Folha de S. Paulo


Não reclamei de ter ficado de fora da abertura da Olimpíada de Atenas

AFP
Monastério construído na pedra em Meteora, na Grécia
Monastério construído na pedra em Meteora, na Grécia

Dava para ouvir o barulho das pessoas lá dentro do estádio. Nos Jogos Olímpicos de Atenas, em 2004, eu tinha tudo para assistir a uma das cerimônias de abertura mais impressionantes –aquela que elevou o patamar para os espetáculos que vimos nos eventos seguintes: o impressionante troar dos tambores em Pequim e, quatro anos depois, um impecável festival pop em Londres. Torço para que o Rio possa superar esses eventos na semana que vem com o nosso talento para festas populares.

Mas, naquele verão (europeu) de 2004, eu estava na capital grega, em uma das escalas da minha primeira volta ao mundo –devidamente calculada para coincidir com a Olimpíada. E tinha ainda uma credencial para a cobertura da festa, como parte da enorme equipe de jornalismo da TV Globo que desembarcou por lá. Estava, aliás, preparadíssimo para fazer uma reportagem para o "Fantástico". Tudo o que eu não tinha era o voto popular...

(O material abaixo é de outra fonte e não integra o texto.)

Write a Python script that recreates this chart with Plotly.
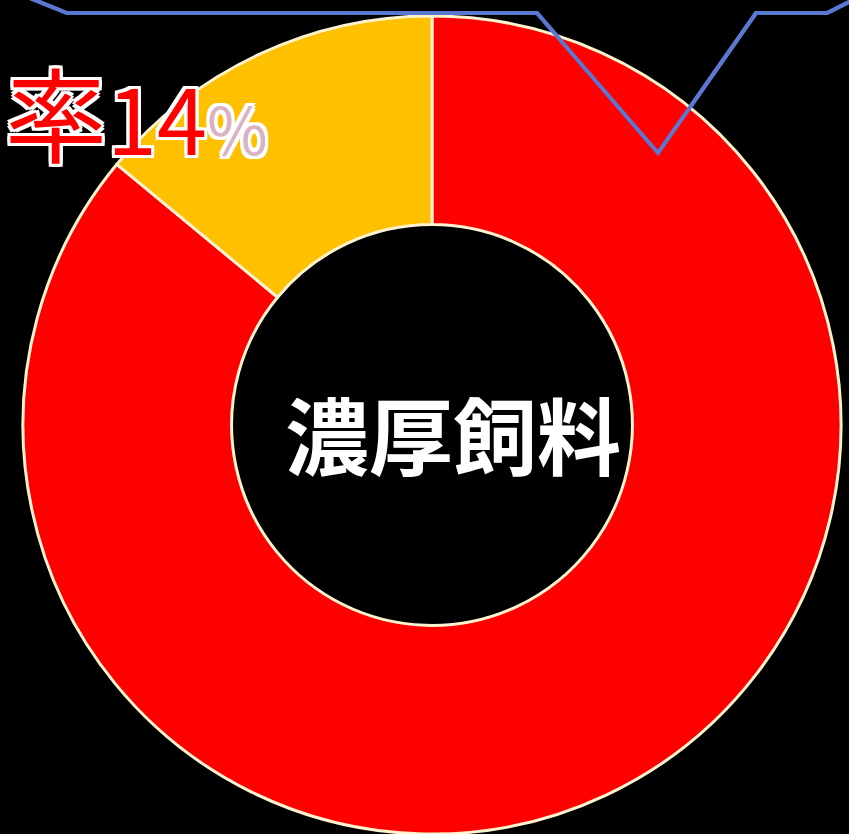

Explico: nesse projeto que fiz (que até hoje digo que foi o trabalho mais gratificante da minha carreira), o público do "Fantástico" escolhia, entre duas opções, para onde eu deveria viajar a cada semana. O que foi uma novidade muito positiva –a interatividade na TV começava a engatinhar e foi um dos motivos do sucesso da série– às vezes era um tiro que saía pela culatra para este viajante.

Nunca cheguei a entender os caminhos do gosto da audiência. Por que escolheram Cingapura e não Bali? Romênia no lugar da Ucrânia? Os caprichos de quem me assistia eram impossíveis de serem desvendados –a votação daquela semana na Grécia foi outra surpresa: será que eu assistiria à cerimônia de abertura na capital ou iria para o interior, visitar uma cidade chamada Meteora?

Tinha selecionado essa opção sem acreditar muito nela. Apesar de prometer relíquias do passado, eu tinha certeza que o público iria escolher a festa de abertura. Já estava comemorando por antecipação. Mas aí veio a votação e... Lá fui eu para Meteora.

Bastante contrariado, é verdade. Fomos de carro –uma estrada lindíssima, diga-se, boa parte dela ao longo daquele mar de nanquim–, com direito a um almoço simples e estupendo no meio do caminho. Chegamos a Meteora já à noite, sem ver muito o que nos esperava, e nos alojamos numa pousada sem luxo mas espaçosa. E aí no dia seguinte...

Bem, no dia seguinte eu já tinha esquecido da Olimpíada de Atenas! Diante de mim, uma paisagem única no mundo: em cima de pedras que brotavam do chão como enormes cogumelos, mosteiros construídos há mais de cinco séculos repousavam como se tivessem sido erguidos não pela mão do homem, mas como um agrado dos deuses aos fiéis.

Não são suntuosos –os templos de manifestação da fé ortodoxa raramente o são. Mas são exuberantes na sua simplicidade. As capelas que visitamos em cada um dos mosteiros chegam a ser tão pequenas que se confundem com um cômodo ligeiramente mais decorado daquelas construções espartanas. Um ou outro noviço passava rápido durante as visitas, tão discreto que só o canto do olho registrava. E nas janelas e terraços, uma vista sublime que nunca encontrei em nenhum outro canto da Terra.

Fiquei três dias lá, o suficiente para visitar quase todos os mosteiros. E voltamos para Atenas bem no dia da festa de abertura. Estava hospedado com outras pessoas da equipe num apartamento particular, alugado para a temporada, bem próximo ao estádio onde tudo aconteceria. E a caminho de lá, exausto da viagem, ouvia fora dos muros os sons de excitação, mesmo antes de a primeira atração começar.

Por alguns breves instantes fiquei meio triste de não participar daquilo. Mas logo veio a lembrança de Meteora. E pensei comigo, em tom de brincadeira, que os atletas estavam entregues à própria sorte. Se os deuses do Olimpo estavam mesmo presentes em algum lugar naquela noite, era na experiência que eu tinha acabado de ter por lá –e não nas quadras, raias e pistas de competição.